Empirically, however, the impact of sexual segregation is still unknown. Stephen Gorard, professor of education at Birmingham University, has researched the effects of single-sex schooling on pupils, and insists that results are inconclusive.

“What are you measuring?” he says. “If you are looking at paper-and-pencil tests, there is no evidence that girls or boys educated separately produce better scores.”

He concedes that the advantages of such classes might not be purely academic: segregation may well enhance pupils’ confidence and self-esteem. But pupils’ attainment is measured far more easily and consistently than their emotional development.

“So it seems anathema that we segregate on any basis whatsoever,” he said. “It’s just reinforcing stereotypes.”

Nonetheless, most schools choose to introduce single-sex classes precisely in order to minimise gender stereotyping. And with the increased focus on boys’ underachievement, staff in mixed classes often forget that many girls still lack confidence in maths and science.

At Kings’ School, single-sex classes began as a way of tackling underachievement among boys at English GCSE. “You can tailor the way you teach to the characters in each class,” Mr Jeckells said. “We start with boy-friendly content, and then widen out. Eventually, we put texts in front of them that they previously wouldn’t have looked at.

“And boys on their own are more willing to share ideas about poetry, Shakespeare, drama. They’re reluctant to talk about those sorts of things in front of girls - they worry about their credibility, being perceived as people who aren’t cool.”

Since single-sex classes were introduced, increased numbers of Kings’ boys have gone on to sixth-form college and university. But Mr Younger insists that schools should examine their motives carefully before corralling boys and girls into separate rooms.

“It’s been seen as a way to narrow the gap between boys and girls,” he said. “But we don’t think it will necessarily do that. And there’s an issue in some schools with invisible girls, underachieving because the focus has been on the boys.”

For single-sex classes to make any difference at all to pupils’ attitudes, Mr Younger insists they must be implemented properly. This takes time: ideally, schools would run them for two or three years before determining whether problems outweigh advantages. And staff have to be actively in favour of the idea rather than merely passively allowing it to happen. This is particularly true of senior management.

“You need a committed group of staff willing to run with it, to explore challenges and difficulties,” he said. “The leadership needs to sell the idea to the whole school, to pupils and parents. And teachers need to be willing to take risks, to admit problems. Otherwise it’s not going to be very effective.”
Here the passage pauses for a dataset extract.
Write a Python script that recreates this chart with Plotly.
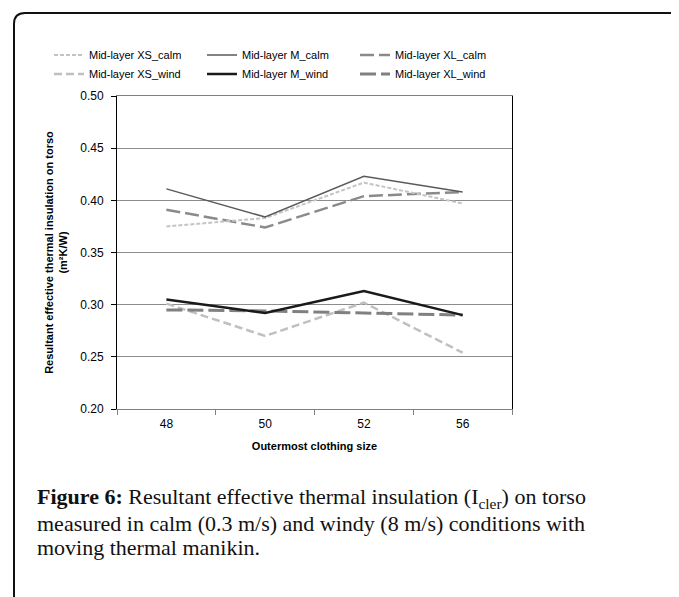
import plotly.graph_objects as go

sizes = ["48", "50", "52", "56"]
xs_calm = [0.375, 0.383, 0.417, 0.397]
m_calm = [0.411, 0.384, 0.423, 0.408]
xl_calm = [0.391, 0.374, 0.404, 0.408]
xs_wind = [0.301, 0.270, 0.302, 0.254]
m_wind = [0.305, 0.292, 0.313, 0.290]
xl_wind = [0.295, 0.294, 0.292, 0.290]

y_ticks = [0.20, 0.25, 0.30, 0.35, 0.40, 0.45, 0.50]

W, H = 679, 597
OFF = 8  # page body margin
L, R, T, B = 117, 512, 96, 409  # plot area in screen pixels


def px(xp):
    return (xp - L) / (R - L)


def py(yp):
    return (B - yp) / (B - T)


fig = go.Figure()

# (name, values, color, width, dash, legend rank)
series = [
    ("Mid-layer XS_wind", xs_wind, "#c0c0c0", 2.5, "8px,4px", 4),
    ("Mid-layer XL_wind", xl_wind, "#808080", 3, "16px,5px", 6),
    ("Mid-layer M_wind", m_wind, "#1a1a1a", 2.5, "solid", 5),
    ("Mid-layer XL_calm", xl_calm, "#8a8a8a", 2.5, "14px,5px", 3),
    ("Mid-layer XS_calm", xs_calm, "#c4c4c4", 2, "4px,2px", 1),
    ("Mid-layer M_calm", m_calm, "#5a5a5a", 1.5, "solid", 2),
]
for name, vals, color, width, dash, rank in series:
    fig.add_trace(go.Scatter(
        x=sizes, y=vals, name=name, mode="lines",
        line=dict(color=color, width=width, dash=dash),
        legendrank=rank,
    ))

ml = L - OFF
mt = T - OFF
fig.update_layout(
    width=W, height=H,
    margin=dict(l=ml, r=W - ml - (R - L), t=mt, b=H - mt - (B - T), autoexpand=False),
    paper_bgcolor="white", plot_bgcolor="white",
    font=dict(family="Liberation Sans, Arial", size=11, color="#000"),
    legend=dict(
        orientation="h", xref="paper", yref="paper",
        x=px(49), y=py(64.5), xanchor="left", yanchor="middle",
        font=dict(family="Liberation Sans, Arial", size=11, color="#000"),
        entrywidth=108, entrywidthmode="pixels",
        bgcolor="rgba(0,0,0,0)", traceorder="normal",
    ),
    xaxis=dict(
        type="category", tickson="boundaries", range=[-0.5, 3.5],
        ticks="outside", ticklen=5, tickcolor="#808080",
        showline=True, linecolor="#808080", linewidth=1, mirror=True,
        showgrid=False, automargin=False, ticklabelstandoff=4,
        tickfont=dict(size=12),
        title=dict(text="<b>Outermost clothing size</b>", font=dict(size=11), standoff=11),
    ),
    yaxis=dict(
        range=[0.2, 0.5], tickvals=y_ticks, tickformat=".2f",
        ticks="outside", ticklen=5, tickcolor="#000",
        showline=True, linecolor="#000", linewidth=1, mirror=True,
        showgrid=True, gridcolor="#8c8c8c", gridwidth=1,
        zeroline=False, automargin=False, ticklabelstandoff=5,
        tickfont=dict(size=12),
        title=dict(text="<b>Resultant effective thermal insulation on torso<br>(m²K/W)</b>",
                   font=dict(size=11), standoff=10),
    ),
)

# outer rounded frame (decorative)
path = (f"M {px(14)},{py(640)} L {px(14)},{py(24)} "
        f"Q {px(14)},{py(13)} {px(25)},{py(13)} L {px(720)},{py(13)}")
fig.add_shape(type="path", path=path, xref="paper", yref="paper",
              line=dict(color="#111", width=2))

caption_lines = [
    ("<b>Figure 6:</b> Resultant effective thermal insulation (I<sub>cler</sub>) on torso", 498),
    ("measured in calm (0.3 m/s) and windy (8 m/s) conditions with", 523),
    ("moving thermal manikin.", 547),
]
for text, yc in caption_lines:
    fig.add_annotation(
        xref="paper", yref="paper", x=px(35), y=py(yc),
        xanchor="left", yanchor="middle", align="left", showarrow=False,
        text=text,
        font=dict(family="Liberation Serif, Times New Roman, serif", size=22, color="#111"),
    )

fig.write_html("out.html")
And, Mr Jeckells adds, pupils need to be convinced of the benefit of the classes as well. “Pupils need to be clear from the start that we don’t want to punish them in any way,” he said. “The boys were concerned that we were putting together all the boys whose behaviour was challenging, so that the girls could do even better. We had to make it very clear that we were targeting them because we wanted them to achieve.”

Professor Gorard, however, questions whether success is ever guaranteed. “We want to encourage people to innovate and try things out,” he said. “But there has to be rigorous evaluation, not just ‘it makes me feel good’. That is not the stuff government policy should be made from.”

The very word “segregation”, he believes, should serve as a warning sign to schools. “If you substituted ‘sex’ with anything else, people would be appalled,” he said. “We would not allow segregation by language or ethnicity.

“There have been attempts to teach black boys separately, and people were uncomfortable with it. The aim with special-needs pupils is not to have them taught separately. So why do we segregate by sex?”